En 2024 se celebraron 10 elecciones nacionales en los países desarrollados. En todas ellas los oficialismos perdieron votos en relación a votación que los llevó al poder. Según los datos del ParlGov Global Research Project, es la primera vez que ocurre esto en 120 años. Si hasta hace muy poco tiempo ser oficialismo en las democracias occidentales era una gran ventaja para conservar el poder, hoy es una verdadera maldición.
En cada uno de esos países, seguramente existen políticas nacionales (o faltas de ellas) que explican el descontento ciudadano y el traspié electoral de los gobiernos. Sin embargo, el contundente dato nos muestra que el problema del “giro a la oposición” tiene un carácter sistémico insoslayable. Como bien señaló el académico norteamericano Daniel Drezner, las condiciones económicas y geopolíticas de los últimos años han creado posiblemente el entorno más hostil de la historia para los partidos y políticos en el poder en todo el mundo desarrollado.
Suba de precios de bienes, insumos y energía, sumado a disrupciones en las cadenas de suministros provocadas por una pandemia y luego por la guerra entre Rusia y Ucrania, sentimiento de indefensión ciudadana frente a catástrofes naturales (sequías, incendios, inundaciones) en el contexto de cambio climático y el aumento exponencial de fakes news por distintas redes sociales (el espacio virtual donde la información escapa a cualquier control), para poner sólo algunos ejemplos.
Los votantes, en su estresante y apremiante vida cotidiana, no distinguen entre las cosas desagradables sobre las que sus dirigentes y gobiernos tienen un control directo y las que son fenómenos internacionales. El dato a tener en cuenta es que estos últimos acontecimientos disruptivos (sistémicos) son cada vez más frecuentes y con mayores/tangibles impactos, en el contexto de un mundo cada vez más entrópico. La idea de entropía en las relaciones internacionales fue acuñada en 2014 por Randall L. Schweller, concepto científico que mide el desorden: cuanto mayor es la entropía, mayor es el desorden. Hace una década Schweller nos advertía que desorden era precisamente lo que iba a caracterizar el futuro de la política internacional. El Profesor de Ciencias Políticas en la Universidad Estatal de Ohio señaló que los problemas y las crisis (difusas) se producirán con más frecuencia y, cuando sucedan, se resolverán menos cooperativamente.
En los días que corren, la famosa distinción que hacemos los internacionalistas entre los países desarrollados como rules maker (hacedores de reglas) y los países en desarrollo/periféricos como rules taker (tomadores de reglas) pierde fuerza en el tablero de la difusión del poder.
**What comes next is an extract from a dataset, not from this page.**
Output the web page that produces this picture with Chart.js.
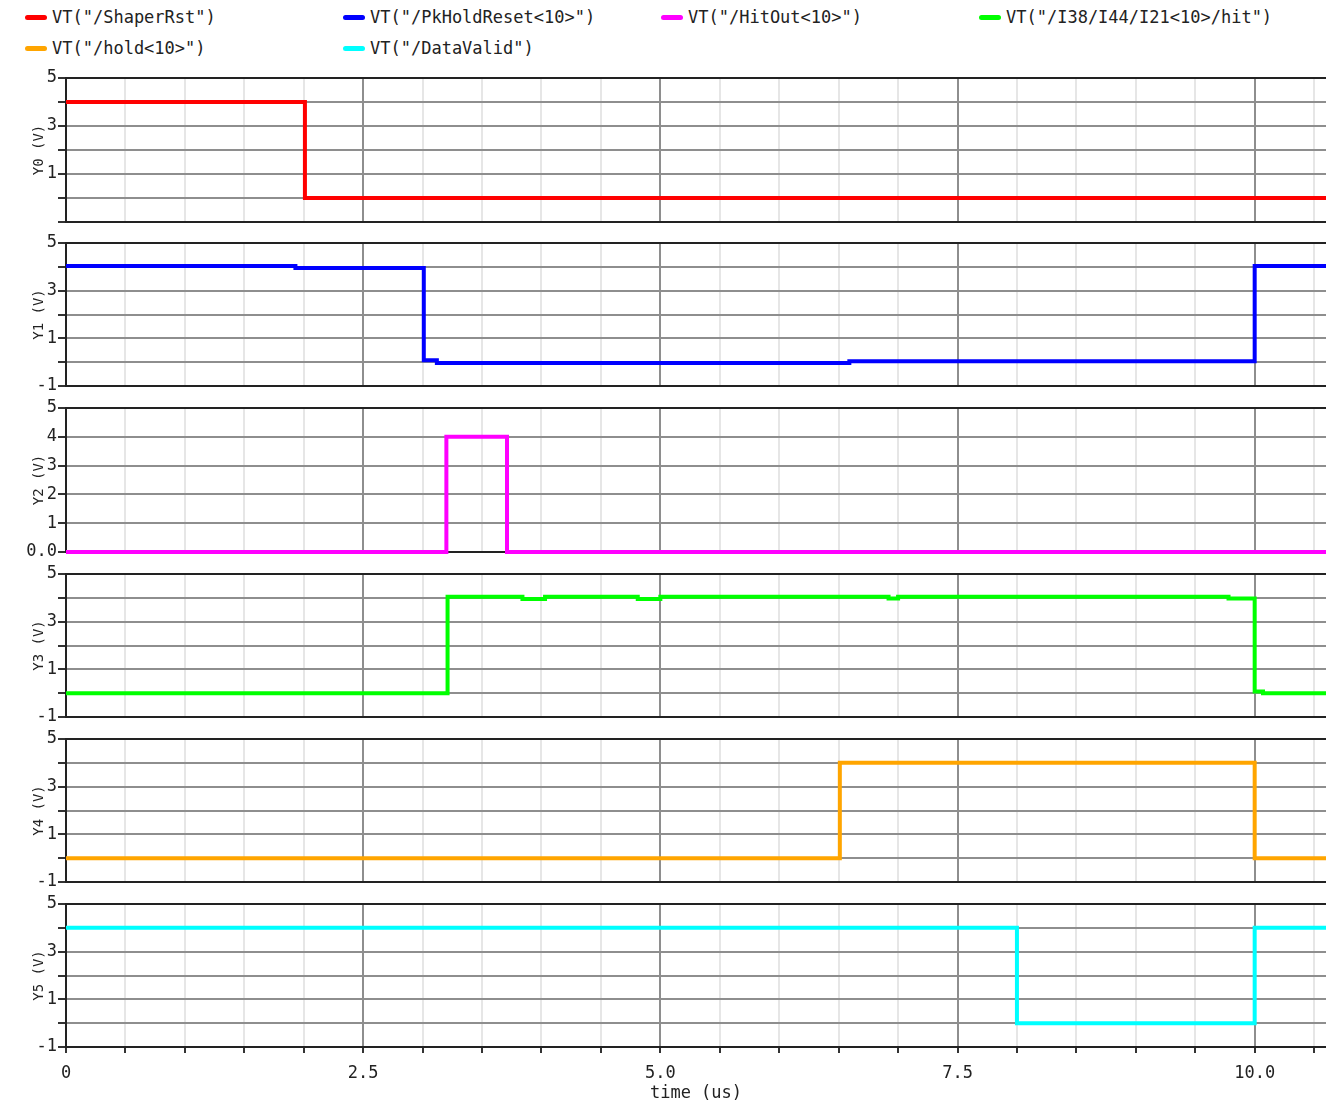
<!DOCTYPE html>
<html>
<head>
<meta charset="utf-8">
<script src="https://cdn.jsdelivr.net/npm/chart.js@4.4.1/dist/chart.umd.min.js"></script>
<style>
	body { margin: 0; width: 1326px; height: 1104px; background: #fff; position: relative; overflow: hidden; font-family: "DejaVu Sans Mono", monospace; }
	.panel { position: absolute; left: 0; width: 1326px; }
	.item { position: absolute; font-size: 17px; line-height: 20px; color: #222; white-space: pre; }
	.sw { display: inline-block; width: 22px; height: 5px; border-radius: 3px; margin-right: 5px; vertical-align: middle; position: relative; top: -1px; }
</style>
</head>
<body>
<div id="legend"></div>
<div class="panel" id="p0"><canvas id="c0"></canvas></div>
<div class="panel" id="p1"><canvas id="c1"></canvas></div>
<div class="panel" id="p2"><canvas id="c2"></canvas></div>
<div class="panel" id="p3"><canvas id="c3"></canvas></div>
<div class="panel" id="p4"><canvas id="c4"></canvas></div>
<div class="panel" id="p5"><canvas id="c5"></canvas></div>
<script>
// 신호 이름, 색
const signalNames = ['VT("/ShaperRst")', 'VT("/PkHoldReset<10>")', 'VT("/HitOut<10>")', 'VT("/I38/I44/I21<10>/hit")', 'VT("/hold<10>")', 'VT("/DataValid")'];
const signalColors = ['#ff0000', '#0000ff', '#ff00ff', '#00ff00', '#ffa500', '#00ffff'];

// 파형 데이터 (time us / V)
const shaperRstT = [0, 2.01, 2.01, 10.6];
const shaperRstV = [4, 4, 0, 0];
const pkHoldResetT = [0, 1.93, 1.93, 3.01, 3.01, 3.12, 3.12, 6.59, 6.59, 10.0, 10.0, 10.6];
const pkHoldResetV = [4.03, 4.03, 3.95, 3.95, 0.08, 0.08, -0.03, -0.03, 0.04, 0.04, 4.03, 4.03];
const hitOutT = [0, 3.2, 3.2, 3.71, 3.71, 10.6];
const hitOutV = [0, 0, 4, 4, 0, 0];
const hitT = [0, 3.21, 3.21, 3.84, 3.84, 4.03, 4.03, 4.81, 4.81, 5.0, 5.0, 6.92, 6.92, 7.0, 7.0, 9.78, 9.78, 10.0, 10.0, 10.07, 10.07, 10.6];
const hitV = [0, 0, 4.05, 4.05, 3.95, 3.95, 4.05, 4.05, 3.95, 3.95, 4.05, 4.05, 3.97, 3.97, 4.05, 4.05, 3.97, 3.97, 0.07, 0.07, 0, 0];
const holdT = [0, 6.51, 6.51, 10.0, 10.0, 10.6];
const holdV = [0, 0, 4, 4, 0, 0];
const dataValidT = [0, 8.0, 8.0, 10.0, 10.0, 10.6];
const dataValidV = [4, 4, 0, 0, 4, 4];

const times = [shaperRstT, pkHoldResetT, hitOutT, hitT, holdT, dataValidT];
const values = [shaperRstV, pkHoldResetV, hitOutV, hitV, holdV, dataValidV];

// 축 범위, 눈금 라벨
const yMins = [-1, -1, 0, -1, -1, -1];
const yMaxs = [5, 5, 5, 5, 5, 5];
const yTickText = [
	{ 5: '5', 3: '3', 1: '1' },
	{ 5: '5', 3: '3', 1: '1', '-1': '-1' },
	{ 5: '5', 4: '4', 3: '3', 2: '2', 1: '1', 0: '0.0' },
	{ 5: '5', 3: '3', 1: '1', '-1': '-1' },
	{ 5: '5', 3: '3', 1: '1', '-1': '-1' },
	{ 5: '5', 3: '3', 1: '1', '-1': '-1' }
];
const xTickValues = [0, 2.5, 5, 7.5, 10];
const xTickText = ['0', '2.5', '5.0', '7.5', '10.0'];
const xMin = 0, xMax = 10.6;

// 패널 위치
const plotTops = [78, 243, 408, 574, 739, 904];
const plotBottoms = [222, 386, 552, 717, 882, 1047];

Chart.defaults.font.family = '"DejaVu Sans Mono", monospace';
Chart.defaults.color = '#222';

// 범례
const legend = document.getElementById('legend');
signalNames.forEach((name, k) => {
	const item = document.createElement('div');
	item.className = 'item';
	item.style.left = (25 + (k % 4) * 318) + 'px';
	item.style.top = (k < 4 ? 7 : 38) + 'px';
	const sw = document.createElement('span');
	sw.className = 'sw';
	sw.style.background = signalColors[k];
	item.appendChild(sw);
	item.appendChild(document.createTextNode(name));
	legend.appendChild(item);
});

//패널 차트
function drawPanel(i) {
	const last = i === 5;
	const box = document.getElementById('p' + i);
	box.style.top = (plotTops[i] - 12) + 'px';
	box.style.height = last ? '212px' : (plotBottoms[i] - plotTops[i] + 24) + 'px';

	const points = times[i].map((t, k) => ({ x: t, y: values[i][k] }));
	const yMin = yMins[i], yMax = yMaxs[i];

	const ctx = document.getElementById('c' + i).getContext('2d');
	return new Chart(ctx, {
		type: 'line',
		data: {
			datasets: [{
				label: signalNames[i],
				data: points,
				borderColor: signalColors[i],
				borderWidth: 4,
				pointRadius: 0,
				tension: 0,
				fill: false,
				clip: false
			}]
		},
		options: {
			responsive: true,
			maintainAspectRatio: false,
			animation: false,
			layout: { padding: { top: 12, bottom: last ? 0 : 12, left: 0, right: 0 } },
			plugins: {
				legend: { display: false },
				tooltip: { enabled: false }
			},
			scales: {
				x: {
					type: 'linear',
					min: xMin,
					max: xMax,
					afterFit: s => { s.height = last ? 57 : 0; },
					ticks: {
						display: last,
						stepSize: 0.5,
						includeBounds: false,
						autoSkip: false,
						maxRotation: 0,
						padding: 10,
						font: { size: 17 },
						callback: v => {
							const k = xTickValues.indexOf(v);
							return k >= 0 ? xTickText[k] : '';
						}
					},
					grid: {
						color: c => {
							if (!c.tick) return '#e6e6e6';
							if (c.tick.value === 0) return '#222';
							return c.tick.value % 2.5 === 0 ? '#8e8e8e' : '#e6e6e6';
						},
						lineWidth: 2,
						drawTicks: last,
						tickLength: 6,
						tickColor: '#333'
					},
					border: { display: true, color: '#222', width: 2 },
					title: {
						display: last,
						text: 'time (us)',
						font: { size: 17 },
						padding: { top: 0, bottom: 0 }
					}
				},
				y: {
					type: 'linear',
					min: yMin,
					max: yMax,
					afterFit: s => { s.width = 66; },
					ticks: {
						stepSize: 1,
						autoSkip: false,
						padding: 1,
						font: { size: 17 },
						callback: v => yTickText[i][v] || ''
					},
					grid: {
						color: c => (c.tick && (c.tick.value === yMax || c.tick.value === yMin)) ? '#222' : '#8e8e8e',
						lineWidth: 2,
						tickLength: 8,
						tickColor: '#333'
					},
					border: { display: true, color: '#222', width: 2 },
					title: {
						display: true,
						text: 'Y' + i + ' (V)',
						font: { size: 14 },
						padding: { top: 31, bottom: 0 }
					}
				}
			}
		}
	});
}

const panels = [0, 1, 2, 3, 4, 5].map(drawPanel);
</script>
</body>
</html>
Todas las democracias del mundo, incluso las que están ubicadas en la cima de la estructura internacional, son global risk absorbers (absorbentes de riesgos globales). Los hacedores de políticas de las principales democracias occidentales tienen que lidiar cada vez más con variables exógenas que escapan del control, que no son maleables y las que se tiene poca capacidad de gestión, algo que siempre se identificó y se analizó en las débiles democracias del Sur.
Pedro Sánchez seguramente pagará el costo político de unas inéditas lluvias en la Comunidad Valenciana que según los científicos la modelización le daba una probabilidad de una en 1000 años. Hace días hubo un sabotaje a dos cables submarinos de fibra óptica entre Alemania y Finlandia y entre Suecia y Lituania. ¿Si los suecos sufren problemas de conectividad, con quién se van a enojar? ¿Con alguna potencia extranjera que esté detrás en plena tensiones geopolíticas o con su primer ministro?
En definitiva, estamos transitando una “globalización de riesgos” que interpela a todos los actores del sistema (estados, empresas, organismos internacionales) pero que además pone mucha presión sobre los regímenes democráticos. Gestionar internamente los riesgos globales es un gran desafío (otro más) para los actuales oficialismos.